El último cuento de navidad en Bohemia
Mientras estoy escribiendo estas páginas la habitación se me está inundando de un cálido aire primaveral, lleno de toda clase de aromas, que entra por ventana abierta de par en par. Florecen las lilas. Pero ni la alegre primavera me puede hacer desistir de este tema tan invernal. Muchos podrían pensar que tengo olas enteras de nieve en la ventana, la misma que en la calle produce crujidos bajo los zapatos, y que el termómetro está bajo cero. ¡Qué va! Precisamente ahora me acaba de traer mi hija unas cuantas enormes peonías chinas y me las ha puesto sobre la mesa. Me parezco a Vladimír Holan, quien en una de sus cartas revela que está esperando las Navidades desde el Año Nuevo.
Me gustan esas fiestas. Y las agradables imágenes del idilio navideño, las puedo ver mentalmente, aunque sea sobre la arena caliente, al lado de un río estival. ¿Entonces por qué me tendrían que molestar las lilas en flor?
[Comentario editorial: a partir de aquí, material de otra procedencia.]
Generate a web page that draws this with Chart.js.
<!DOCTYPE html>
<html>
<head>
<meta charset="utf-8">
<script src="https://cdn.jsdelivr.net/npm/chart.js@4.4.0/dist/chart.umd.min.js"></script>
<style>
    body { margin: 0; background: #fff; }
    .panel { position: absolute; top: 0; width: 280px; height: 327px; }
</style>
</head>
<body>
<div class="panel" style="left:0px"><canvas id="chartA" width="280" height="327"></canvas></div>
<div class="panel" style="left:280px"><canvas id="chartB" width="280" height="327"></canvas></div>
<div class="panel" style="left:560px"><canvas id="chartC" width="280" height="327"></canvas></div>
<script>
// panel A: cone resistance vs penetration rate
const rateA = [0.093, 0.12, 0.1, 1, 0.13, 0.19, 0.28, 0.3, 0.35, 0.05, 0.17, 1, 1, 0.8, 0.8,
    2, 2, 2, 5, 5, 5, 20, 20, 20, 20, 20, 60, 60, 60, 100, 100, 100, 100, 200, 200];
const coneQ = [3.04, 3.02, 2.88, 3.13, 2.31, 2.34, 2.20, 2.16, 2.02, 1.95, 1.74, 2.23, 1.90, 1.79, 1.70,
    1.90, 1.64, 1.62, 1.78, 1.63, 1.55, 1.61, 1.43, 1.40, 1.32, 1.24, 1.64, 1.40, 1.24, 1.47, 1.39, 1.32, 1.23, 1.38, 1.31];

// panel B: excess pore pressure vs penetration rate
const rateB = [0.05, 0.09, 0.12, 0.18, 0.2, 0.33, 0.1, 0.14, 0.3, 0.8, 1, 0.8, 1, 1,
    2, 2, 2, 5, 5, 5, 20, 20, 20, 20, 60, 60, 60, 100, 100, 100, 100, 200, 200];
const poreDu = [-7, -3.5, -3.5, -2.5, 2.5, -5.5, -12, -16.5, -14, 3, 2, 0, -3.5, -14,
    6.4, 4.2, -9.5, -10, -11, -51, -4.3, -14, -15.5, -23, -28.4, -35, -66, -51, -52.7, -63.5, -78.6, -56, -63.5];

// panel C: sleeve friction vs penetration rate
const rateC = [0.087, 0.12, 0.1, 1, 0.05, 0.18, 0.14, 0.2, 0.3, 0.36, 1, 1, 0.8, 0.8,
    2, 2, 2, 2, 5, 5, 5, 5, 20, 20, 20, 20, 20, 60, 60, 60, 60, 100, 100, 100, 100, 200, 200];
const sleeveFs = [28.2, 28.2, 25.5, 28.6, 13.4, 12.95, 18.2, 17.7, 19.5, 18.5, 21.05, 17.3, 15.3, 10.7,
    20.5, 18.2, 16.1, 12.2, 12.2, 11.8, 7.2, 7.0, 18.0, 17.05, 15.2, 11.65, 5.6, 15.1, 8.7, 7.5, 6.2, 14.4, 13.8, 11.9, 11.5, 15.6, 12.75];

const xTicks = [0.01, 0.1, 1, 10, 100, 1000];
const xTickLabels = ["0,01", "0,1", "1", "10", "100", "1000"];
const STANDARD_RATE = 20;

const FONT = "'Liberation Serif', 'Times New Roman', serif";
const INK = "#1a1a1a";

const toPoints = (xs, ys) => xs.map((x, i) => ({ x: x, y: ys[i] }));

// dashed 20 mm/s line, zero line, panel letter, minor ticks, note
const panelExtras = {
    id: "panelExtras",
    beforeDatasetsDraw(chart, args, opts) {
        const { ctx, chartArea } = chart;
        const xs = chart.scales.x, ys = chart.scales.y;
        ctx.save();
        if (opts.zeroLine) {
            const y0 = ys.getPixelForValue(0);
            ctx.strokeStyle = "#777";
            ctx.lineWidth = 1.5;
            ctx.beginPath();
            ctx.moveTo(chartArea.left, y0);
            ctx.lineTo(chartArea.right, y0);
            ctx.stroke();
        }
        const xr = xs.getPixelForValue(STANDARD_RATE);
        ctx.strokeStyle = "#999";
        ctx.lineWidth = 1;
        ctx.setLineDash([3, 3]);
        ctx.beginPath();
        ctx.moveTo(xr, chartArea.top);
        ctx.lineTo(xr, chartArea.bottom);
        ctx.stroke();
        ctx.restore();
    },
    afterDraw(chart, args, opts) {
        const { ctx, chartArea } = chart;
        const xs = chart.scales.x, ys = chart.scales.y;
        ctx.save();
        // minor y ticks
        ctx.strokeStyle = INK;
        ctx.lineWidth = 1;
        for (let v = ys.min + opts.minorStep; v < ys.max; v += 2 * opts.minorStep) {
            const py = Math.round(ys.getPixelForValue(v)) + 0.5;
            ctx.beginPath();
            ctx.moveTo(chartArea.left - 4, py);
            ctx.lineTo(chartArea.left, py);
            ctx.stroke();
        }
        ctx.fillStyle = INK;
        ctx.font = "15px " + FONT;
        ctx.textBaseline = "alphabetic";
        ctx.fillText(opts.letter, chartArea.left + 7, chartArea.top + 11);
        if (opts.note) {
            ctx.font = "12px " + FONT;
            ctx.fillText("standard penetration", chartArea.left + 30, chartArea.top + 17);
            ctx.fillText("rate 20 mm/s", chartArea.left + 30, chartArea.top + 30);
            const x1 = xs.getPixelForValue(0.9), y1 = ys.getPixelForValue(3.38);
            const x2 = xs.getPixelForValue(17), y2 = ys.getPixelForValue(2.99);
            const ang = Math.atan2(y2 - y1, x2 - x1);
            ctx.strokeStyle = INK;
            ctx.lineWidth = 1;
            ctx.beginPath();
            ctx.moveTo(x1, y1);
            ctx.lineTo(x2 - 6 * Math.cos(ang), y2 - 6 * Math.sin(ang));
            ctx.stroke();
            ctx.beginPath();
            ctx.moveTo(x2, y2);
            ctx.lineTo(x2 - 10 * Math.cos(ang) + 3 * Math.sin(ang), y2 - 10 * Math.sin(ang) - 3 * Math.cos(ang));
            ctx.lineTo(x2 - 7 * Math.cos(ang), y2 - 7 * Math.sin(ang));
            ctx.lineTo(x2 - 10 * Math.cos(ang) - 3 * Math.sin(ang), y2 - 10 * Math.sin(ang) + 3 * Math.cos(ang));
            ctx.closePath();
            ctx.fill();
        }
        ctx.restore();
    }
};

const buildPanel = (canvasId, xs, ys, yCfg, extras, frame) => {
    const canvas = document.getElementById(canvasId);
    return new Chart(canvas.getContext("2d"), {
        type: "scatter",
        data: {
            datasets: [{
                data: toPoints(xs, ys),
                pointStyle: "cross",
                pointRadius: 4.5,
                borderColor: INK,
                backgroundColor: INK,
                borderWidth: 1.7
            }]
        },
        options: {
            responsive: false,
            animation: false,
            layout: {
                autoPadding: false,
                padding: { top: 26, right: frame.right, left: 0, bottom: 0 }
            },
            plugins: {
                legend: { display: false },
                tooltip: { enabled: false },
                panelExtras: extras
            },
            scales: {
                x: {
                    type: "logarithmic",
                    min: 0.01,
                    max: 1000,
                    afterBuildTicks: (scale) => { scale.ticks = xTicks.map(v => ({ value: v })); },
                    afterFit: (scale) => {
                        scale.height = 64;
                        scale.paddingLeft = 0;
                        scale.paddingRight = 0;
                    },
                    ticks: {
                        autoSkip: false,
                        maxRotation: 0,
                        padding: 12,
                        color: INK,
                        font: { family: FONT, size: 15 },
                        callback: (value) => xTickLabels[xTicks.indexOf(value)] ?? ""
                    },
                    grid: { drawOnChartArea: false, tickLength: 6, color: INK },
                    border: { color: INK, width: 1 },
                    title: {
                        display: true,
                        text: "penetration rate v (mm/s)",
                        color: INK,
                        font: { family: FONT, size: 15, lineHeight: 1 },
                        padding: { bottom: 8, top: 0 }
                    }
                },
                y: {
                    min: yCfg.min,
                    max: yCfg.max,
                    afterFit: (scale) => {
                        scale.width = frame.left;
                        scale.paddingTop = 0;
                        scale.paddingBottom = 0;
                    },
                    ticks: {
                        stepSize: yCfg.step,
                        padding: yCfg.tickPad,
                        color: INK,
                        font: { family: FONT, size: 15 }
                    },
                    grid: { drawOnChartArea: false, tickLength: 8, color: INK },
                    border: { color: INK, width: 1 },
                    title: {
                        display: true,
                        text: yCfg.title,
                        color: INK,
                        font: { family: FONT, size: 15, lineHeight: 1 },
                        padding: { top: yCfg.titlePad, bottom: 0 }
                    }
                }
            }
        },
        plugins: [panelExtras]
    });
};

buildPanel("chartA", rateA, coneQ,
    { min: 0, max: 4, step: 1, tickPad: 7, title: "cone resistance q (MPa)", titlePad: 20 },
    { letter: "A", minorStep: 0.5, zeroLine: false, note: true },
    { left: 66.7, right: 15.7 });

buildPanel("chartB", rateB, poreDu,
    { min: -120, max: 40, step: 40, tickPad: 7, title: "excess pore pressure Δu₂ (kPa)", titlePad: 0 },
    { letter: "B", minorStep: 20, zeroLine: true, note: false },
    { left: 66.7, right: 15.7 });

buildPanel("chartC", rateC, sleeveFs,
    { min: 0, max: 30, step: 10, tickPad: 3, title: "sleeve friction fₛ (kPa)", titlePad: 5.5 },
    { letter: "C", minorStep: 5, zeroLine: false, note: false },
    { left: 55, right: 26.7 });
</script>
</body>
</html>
De niño solía leer ávidamente los cuentos navideños, estuvieran donde estuvieran. En el suplemento dominical del periódico, en un calendario humorístico, o en las estampas del aguinaldo que antes de las fiestas solían traer los carteros. Estaba agradecido por cualquier poemita corto u otra pieza que me hiciera pensar en las Navidades.
Recuerdo todavía hoy uno de estos cuentos de estampa de un cartero. Y lo leí hace setenta años. ¡Dios mío! ¡Hace setenta años!
Era tan sencillo que hacía llorar, pero lo contaré igual. Un hombre a quien le gustaba pasar el tiempo en las cervecerías, se olvidó hasta de la Nochebuena. En vano le esperaba su joven mujer en casa. Muy tarde, cuando regresó, estaba cayendo una nieve espesa que lo cubrió todo. El borracho vagó por la carretera blanca hasta que, cerca de uno de los palos telegráficos, se mareó de tal manera que se sentó y se durmió sobre la madera empapada. Pero al cabo de un momento oyó voces que llegaban desde el palo. ¡Era la voz de su mujer! Hablaba con un joven ayudante del guardabosques. "Que venga, sí, su marido no está en casa y tardará mucho en llegar. ¡Estarán solos!" . Se despertó de prisa, se puso de pie y según podía, se apresuraba a su casa. El final del cuento lo dejaba claro el dibujo. El borracho está arrodillado delante de su mujer, con la cabeza en su vientre, y la mujer, contenta, sonríe.
Pues, ¡felices fiestas!
Es tonto y primitivo, ¿verdad? Sí, realmente es así. Pero entonces me gustaba mucho por su final agradable y navideño. A menudo he recordado aquella estampita de aguinaldo. Algunas veces en unas situaciones bastante adecuadas. ¡Quizá por eso no lo he olvidado!